((
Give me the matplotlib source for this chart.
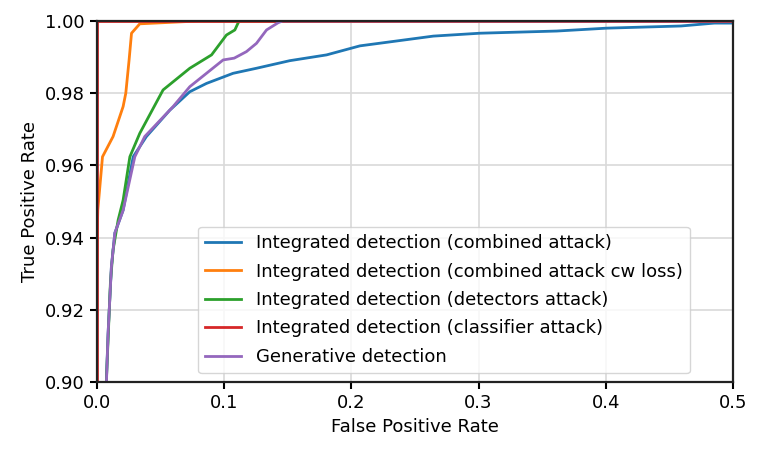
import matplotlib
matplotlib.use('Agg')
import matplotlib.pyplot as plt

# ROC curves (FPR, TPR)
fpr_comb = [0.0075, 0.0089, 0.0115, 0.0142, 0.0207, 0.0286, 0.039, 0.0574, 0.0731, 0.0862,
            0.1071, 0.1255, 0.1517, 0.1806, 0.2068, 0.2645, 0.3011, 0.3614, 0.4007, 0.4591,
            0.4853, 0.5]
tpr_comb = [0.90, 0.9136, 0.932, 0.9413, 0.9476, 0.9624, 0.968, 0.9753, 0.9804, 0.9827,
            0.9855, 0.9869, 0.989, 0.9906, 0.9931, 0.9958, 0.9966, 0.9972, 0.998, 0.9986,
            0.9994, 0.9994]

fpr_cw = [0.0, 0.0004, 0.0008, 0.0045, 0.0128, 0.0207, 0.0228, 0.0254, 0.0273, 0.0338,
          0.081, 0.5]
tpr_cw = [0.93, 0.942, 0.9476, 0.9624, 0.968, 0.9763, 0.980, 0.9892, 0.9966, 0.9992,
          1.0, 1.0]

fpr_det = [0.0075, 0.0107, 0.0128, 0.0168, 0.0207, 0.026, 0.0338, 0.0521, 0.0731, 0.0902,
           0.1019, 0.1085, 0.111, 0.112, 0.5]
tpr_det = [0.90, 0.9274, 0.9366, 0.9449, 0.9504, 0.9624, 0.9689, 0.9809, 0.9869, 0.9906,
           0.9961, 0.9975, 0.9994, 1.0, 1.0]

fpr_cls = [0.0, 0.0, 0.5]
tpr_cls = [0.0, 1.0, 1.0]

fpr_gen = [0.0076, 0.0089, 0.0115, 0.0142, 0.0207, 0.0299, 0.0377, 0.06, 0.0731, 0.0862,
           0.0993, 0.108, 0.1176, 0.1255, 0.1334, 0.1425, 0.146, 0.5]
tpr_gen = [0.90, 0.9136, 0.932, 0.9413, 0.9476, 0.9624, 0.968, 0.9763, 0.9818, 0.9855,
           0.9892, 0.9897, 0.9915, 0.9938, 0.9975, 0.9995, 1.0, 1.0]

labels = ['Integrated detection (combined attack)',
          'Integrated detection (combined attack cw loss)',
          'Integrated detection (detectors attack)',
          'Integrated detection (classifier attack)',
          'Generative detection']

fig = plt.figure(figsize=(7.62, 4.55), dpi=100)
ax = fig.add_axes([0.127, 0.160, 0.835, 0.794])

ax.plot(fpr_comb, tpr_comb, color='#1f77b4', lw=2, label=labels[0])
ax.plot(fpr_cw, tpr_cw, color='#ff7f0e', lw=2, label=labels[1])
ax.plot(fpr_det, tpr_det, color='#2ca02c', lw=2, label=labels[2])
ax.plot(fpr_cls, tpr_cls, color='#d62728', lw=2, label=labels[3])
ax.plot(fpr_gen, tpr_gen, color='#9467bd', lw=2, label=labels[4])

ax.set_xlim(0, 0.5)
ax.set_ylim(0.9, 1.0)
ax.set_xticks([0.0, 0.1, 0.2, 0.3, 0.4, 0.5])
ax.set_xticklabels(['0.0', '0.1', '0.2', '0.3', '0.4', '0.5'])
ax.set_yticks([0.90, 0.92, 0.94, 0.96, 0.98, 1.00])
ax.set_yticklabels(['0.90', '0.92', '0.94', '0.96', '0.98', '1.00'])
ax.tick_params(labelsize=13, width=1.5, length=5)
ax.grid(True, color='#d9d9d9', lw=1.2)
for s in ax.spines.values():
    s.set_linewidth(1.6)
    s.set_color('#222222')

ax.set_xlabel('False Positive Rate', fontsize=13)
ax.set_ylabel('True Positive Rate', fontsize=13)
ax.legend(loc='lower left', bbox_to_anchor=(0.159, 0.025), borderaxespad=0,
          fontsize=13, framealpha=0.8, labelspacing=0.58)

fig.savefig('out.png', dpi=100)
))
Required work
Write the listing out a second time exactly, dropping all images.

Response to this exercise
Give me the matplotlib source for this chart.
import matplotlib
matplotlib.use('Agg')
import matplotlib.pyplot as plt

# ROC curves (FPR, TPR)
fpr_comb = [0.0075, 0.0089, 0.0115, 0.0142, 0.0207, 0.0286, 0.039, 0.0574, 0.0731, 0.0862,
            0.1071, 0.1255, 0.1517, 0.1806, 0.2068, 0.2645, 0.3011, 0.3614, 0.4007, 0.4591,
            0.4853, 0.5]
tpr_comb = [0.90, 0.9136, 0.932, 0.9413, 0.9476, 0.9624, 0.968, 0.9753, 0.9804, 0.9827,
            0.9855, 0.9869, 0.989, 0.9906, 0.9931, 0.9958, 0.9966, 0.9972, 0.998, 0.9986,
            0.9994, 0.9994]

fpr_cw = [0.0, 0.0004, 0.0008, 0.0045, 0.0128, 0.0207, 0.0228, 0.0254, 0.0273, 0.0338,
          0.081, 0.5]
tpr_cw = [0.93, 0.942, 0.9476, 0.9624, 0.968, 0.9763, 0.980, 0.9892, 0.9966, 0.9992,
          1.0, 1.0]

fpr_det = [0.0075, 0.0107, 0.0128, 0.0168, 0.0207, 0.026, 0.0338, 0.0521, 0.0731, 0.0902,
           0.1019, 0.1085, 0.111, 0.112, 0.5]
tpr_det = [0.90, 0.9274, 0.9366, 0.9449, 0.9504, 0.9624, 0.9689, 0.9809, 0.9869, 0.9906,
           0.9961, 0.9975, 0.9994, 1.0, 1.0]

fpr_cls = [0.0, 0.0, 0.5]
tpr_cls = [0.0, 1.0, 1.0]

fpr_gen = [0.0076, 0.0089, 0.0115, 0.0142, 0.0207, 0.0299, 0.0377, 0.06, 0.0731, 0.0862,
           0.0993, 0.108, 0.1176, 0.1255, 0.1334, 0.1425, 0.146, 0.5]
tpr_gen = [0.90, 0.9136, 0.932, 0.9413, 0.9476, 0.9624, 0.968, 0.9763, 0.9818, 0.9855,
           0.9892, 0.9897, 0.9915, 0.9938, 0.9975, 0.9995, 1.0, 1.0]

labels = ['Integrated detection (combined attack)',
          'Integrated detection (combined attack cw loss)',
          'Integrated detection (detectors attack)',
          'Integrated detection (classifier attack)',
          'Generative detection']

fig = plt.figure(figsize=(7.62, 4.55), dpi=100)
ax = fig.add_axes([0.127, 0.160, 0.835, 0.794])

ax.plot(fpr_comb, tpr_comb, color='#1f77b4', lw=2, label=labels[0])
ax.plot(fpr_cw, tpr_cw, color='#ff7f0e', lw=2, label=labels[1])
ax.plot(fpr_det, tpr_det, color='#2ca02c', lw=2, label=labels[2])
ax.plot(fpr_cls, tpr_cls, color='#d62728', lw=2, label=labels[3])
ax.plot(fpr_gen, tpr_gen, color='#9467bd', lw=2, label=labels[4])

ax.set_xlim(0, 0.5)
ax.set_ylim(0.9, 1.0)
ax.set_xticks([0.0, 0.1, 0.2, 0.3, 0.4, 0.5])
ax.set_xticklabels(['0.0', '0.1', '0.2', '0.3', '0.4', '0.5'])
ax.set_yticks([0.90, 0.92, 0.94, 0.96, 0.98, 1.00])
ax.set_yticklabels(['0.90', '0.92', '0.94', '0.96', '0.98', '1.00'])
ax.tick_params(labelsize=13, width=1.5, length=5)
ax.grid(True, color='#d9d9d9', lw=1.2)
for s in ax.spines.values():
    s.set_linewidth(1.6)
    s.set_color('#222222')

ax.set_xlabel('False Positive Rate', fontsize=13)
ax.set_ylabel('True Positive Rate', fontsize=13)
ax.legend(loc='lower left', bbox_to_anchor=(0.159, 0.025), borderaxespad=0,
          fontsize=13, framealpha=0.8, labelspacing=0.58)

fig.savefig('out.png', dpi=100)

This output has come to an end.